Task brief:
Output the first line of the listing and each line after it, up to and including the line that contains "import plotly.graph_objects as go", exactly as written, minus the pictures.

Supplied data:
______________________________

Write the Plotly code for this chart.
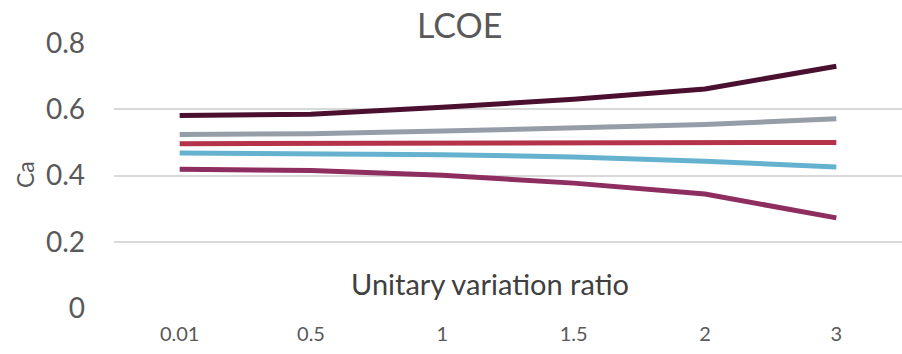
import plotly.graph_objects as go

categories = ["0.01", "0.5", "1", "1.5", "2", "3"]
series_dark = [0.581, 0.585, 0.606, 0.630, 0.661, 0.730]
series_gray = [0.524, 0.526, 0.534, 0.544, 0.554, 0.571]
series_red = [0.496, 0.497, 0.498, 0.498, 0.499, 0.500]
series_blue = [0.468, 0.466, 0.463, 0.456, 0.443, 0.426]
series_purple = [0.419, 0.415, 0.401, 0.377, 0.344, 0.272]
y_ticks = [0, 0.2, 0.4, 0.6, 0.8]
y_tick_labels = ["0", "0.2", "0.4", "0.6", "0.8"]

FONT = "Lato"
TXT = "#595959"

fig = go.Figure()
for vals, col in [
    (series_purple, "#8E2D5F"),
    (series_blue, "#65B2D0"),
    (series_red, "#B5334A"),
    (series_gray, "#959EA8"),
    (series_dark, "#4B1030"),
]:
    fig.add_trace(go.Scatter(x=categories, y=vals, mode="lines",
                             line=dict(color=col, width=5),
                             showlegend=False, hoverinfo="skip"))

fig.update_layout(
    width=902, height=354,
    margin=dict(l=114, r=0, t=43, b=46),
    paper_bgcolor="white", plot_bgcolor="white",
    font=dict(family=FONT, color=TXT),
    xaxis=dict(type="category", range=[-0.5, 5.5], showgrid=False,
               showline=False, zeroline=False, ticks="",
               tickfont=dict(size=20, color=TXT, family=FONT),
               ticklabelstandoff=12),
    yaxis=dict(range=[0, 0.8], tickvals=y_ticks, ticktext=y_tick_labels,
               showgrid=True, gridcolor="#D9D9D9", gridwidth=1.5,
               zeroline=False, showline=False, ticks="",
               tickfont=dict(size=28, color=TXT, family=FONT),
               ticklabelstandoff=28),
    annotations=[
        dict(text="LCOE", x=459, y=24, xref="paper", yref="paper",
             showarrow=False, font=dict(size=34, color=TXT, family=FONT),
             xanchor="center", yanchor="middle"),
        dict(text="Unitary variation ratio", x=490, y=283,
             showarrow=False, font=dict(size=29, color="#404040", family=FONT),
             xanchor="center", yanchor="middle"),
        dict(text="Ca", x=25, y=175, textangle=-90,
             showarrow=False, font=dict(size=23, color=TXT, family=FONT),
             xanchor="center", yanchor="middle"),
    ],
)

# convert pixel positions of annotations into paper coords
W, H = 902, 354
pl, pr, pt, pb = 114, 0, 43, 46
pw, ph = W - pl - pr, H - pt - pb
for a in fig.layout.annotations:
    px, py = a.x, a.y
    a.xref = "paper"; a.yref = "paper"
    a.x = (px - pl) / pw
    a.y = (H - pb - py) / ph

fig.write_html("out.html")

______________________________

Final result:
Write the Plotly code for this chart.
import plotly.graph_objects as go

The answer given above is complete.